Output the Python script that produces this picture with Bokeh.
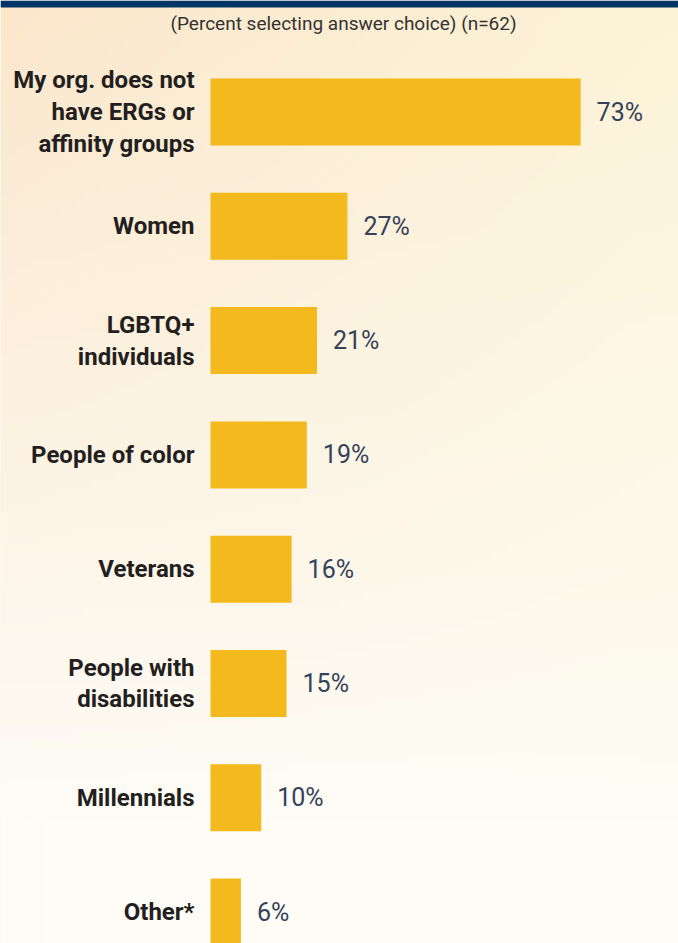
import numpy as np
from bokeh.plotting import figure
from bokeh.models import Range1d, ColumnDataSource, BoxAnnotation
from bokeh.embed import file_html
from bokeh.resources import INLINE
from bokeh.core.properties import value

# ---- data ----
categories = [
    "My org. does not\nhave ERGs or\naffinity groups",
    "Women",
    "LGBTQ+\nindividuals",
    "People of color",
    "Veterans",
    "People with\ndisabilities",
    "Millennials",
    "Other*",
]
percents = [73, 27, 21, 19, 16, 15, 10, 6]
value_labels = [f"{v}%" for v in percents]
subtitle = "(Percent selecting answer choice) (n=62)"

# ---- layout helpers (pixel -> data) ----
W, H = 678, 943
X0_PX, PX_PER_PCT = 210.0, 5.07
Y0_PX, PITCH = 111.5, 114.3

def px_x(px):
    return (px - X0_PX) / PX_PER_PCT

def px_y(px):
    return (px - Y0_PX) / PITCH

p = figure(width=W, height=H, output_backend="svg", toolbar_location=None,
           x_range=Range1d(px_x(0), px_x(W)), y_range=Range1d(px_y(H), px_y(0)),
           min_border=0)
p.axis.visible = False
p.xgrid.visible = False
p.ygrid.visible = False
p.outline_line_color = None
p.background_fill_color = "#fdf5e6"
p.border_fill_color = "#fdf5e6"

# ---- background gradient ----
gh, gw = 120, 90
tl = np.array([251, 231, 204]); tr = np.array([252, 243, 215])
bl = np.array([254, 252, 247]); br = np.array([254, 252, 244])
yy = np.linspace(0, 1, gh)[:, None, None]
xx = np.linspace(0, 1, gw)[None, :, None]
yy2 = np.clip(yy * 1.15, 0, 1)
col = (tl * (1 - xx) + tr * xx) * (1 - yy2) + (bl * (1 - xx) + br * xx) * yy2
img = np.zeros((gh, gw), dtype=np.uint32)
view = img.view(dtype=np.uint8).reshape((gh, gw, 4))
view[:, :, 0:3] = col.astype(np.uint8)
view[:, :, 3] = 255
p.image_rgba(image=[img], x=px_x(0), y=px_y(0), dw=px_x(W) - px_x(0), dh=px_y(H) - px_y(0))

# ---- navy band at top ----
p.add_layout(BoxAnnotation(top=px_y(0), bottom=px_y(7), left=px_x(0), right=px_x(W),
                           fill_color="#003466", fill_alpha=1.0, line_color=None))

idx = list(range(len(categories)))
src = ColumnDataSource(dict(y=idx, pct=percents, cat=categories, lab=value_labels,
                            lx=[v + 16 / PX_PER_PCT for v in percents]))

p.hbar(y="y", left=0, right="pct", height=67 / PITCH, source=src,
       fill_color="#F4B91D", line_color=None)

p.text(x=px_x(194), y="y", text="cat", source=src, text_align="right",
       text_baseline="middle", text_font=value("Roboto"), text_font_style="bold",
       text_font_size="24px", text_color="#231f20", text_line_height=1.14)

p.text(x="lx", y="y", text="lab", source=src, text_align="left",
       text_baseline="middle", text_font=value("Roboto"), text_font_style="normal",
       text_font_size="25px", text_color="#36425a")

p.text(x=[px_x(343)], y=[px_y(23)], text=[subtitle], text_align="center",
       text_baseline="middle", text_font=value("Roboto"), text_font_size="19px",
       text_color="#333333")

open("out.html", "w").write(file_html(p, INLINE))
* * * * * * *
» **OBJECTIVE**
Give all the lines above again, character for character, without pictures.

» **ANSWER TO THE EXERCISE**
Output the Python script that produces this picture with Bokeh.
import numpy as np
from bokeh.plotting import figure
from bokeh.models import Range1d, ColumnDataSource, BoxAnnotation
from bokeh.embed import file_html
from bokeh.resources import INLINE
from bokeh.core.properties import value

# ---- data ----
categories = [
    "My org. does not\nhave ERGs or\naffinity groups",
    "Women",
    "LGBTQ+\nindividuals",
    "People of color",
    "Veterans",
    "People with\ndisabilities",
    "Millennials",
    "Other*",
]
percents = [73, 27, 21, 19, 16, 15, 10, 6]
value_labels = [f"{v}%" for v in percents]
subtitle = "(Percent selecting answer choice) (n=62)"

# ---- layout helpers (pixel -> data) ----
W, H = 678, 943
X0_PX, PX_PER_PCT = 210.0, 5.07
Y0_PX, PITCH = 111.5, 114.3

def px_x(px):
    return (px - X0_PX) / PX_PER_PCT

def px_y(px):
    return (px - Y0_PX) / PITCH

p = figure(width=W, height=H, output_backend="svg", toolbar_location=None,
           x_range=Range1d(px_x(0), px_x(W)), y_range=Range1d(px_y(H), px_y(0)),
           min_border=0)
p.axis.visible = False
p.xgrid.visible = False
p.ygrid.visible = False
p.outline_line_color = None
p.background_fill_color = "#fdf5e6"
p.border_fill_color = "#fdf5e6"

# ---- background gradient ----
gh, gw = 120, 90
tl = np.array([251, 231, 204]); tr = np.array([252, 243, 215])
bl = np.array([254, 252, 247]); br = np.array([254, 252, 244])
yy = np.linspace(0, 1, gh)[:, None, None]
xx = np.linspace(0, 1, gw)[None, :, None]
yy2 = np.clip(yy * 1.15, 0, 1)
col = (tl * (1 - xx) + tr * xx) * (1 - yy2) + (bl * (1 - xx) + br * xx) * yy2
img = np.zeros((gh, gw), dtype=np.uint32)
view = img.view(dtype=np.uint8).reshape((gh, gw, 4))
view[:, :, 0:3] = col.astype(np.uint8)
view[:, :, 3] = 255
p.image_rgba(image=[img], x=px_x(0), y=px_y(0), dw=px_x(W) - px_x(0), dh=px_y(H) - px_y(0))

# ---- navy band at top ----
p.add_layout(BoxAnnotation(top=px_y(0), bottom=px_y(7), left=px_x(0), right=px_x(W),
                           fill_color="#003466", fill_alpha=1.0, line_color=None))

idx = list(range(len(categories)))
src = ColumnDataSource(dict(y=idx, pct=percents, cat=categories, lab=value_labels,
                            lx=[v + 16 / PX_PER_PCT for v in percents]))

p.hbar(y="y", left=0, right="pct", height=67 / PITCH, source=src,
       fill_color="#F4B91D", line_color=None)

p.text(x=px_x(194), y="y", text="cat", source=src, text_align="right",
       text_baseline="middle", text_font=value("Roboto"), text_font_style="bold",
       text_font_size="24px", text_color="#231f20", text_line_height=1.14)

p.text(x="lx", y="y", text="lab", source=src, text_align="left",
       text_baseline="middle", text_font=value("Roboto"), text_font_style="normal",
       text_font_size="25px", text_color="#36425a")

p.text(x=[px_x(343)], y=[px_y(23)], text=[subtitle], text_align="center",
       text_baseline="middle", text_font=value("Roboto"), text_font_size="19px",
       text_color="#333333")

open("out.html", "w").write(file_html(p, INLINE))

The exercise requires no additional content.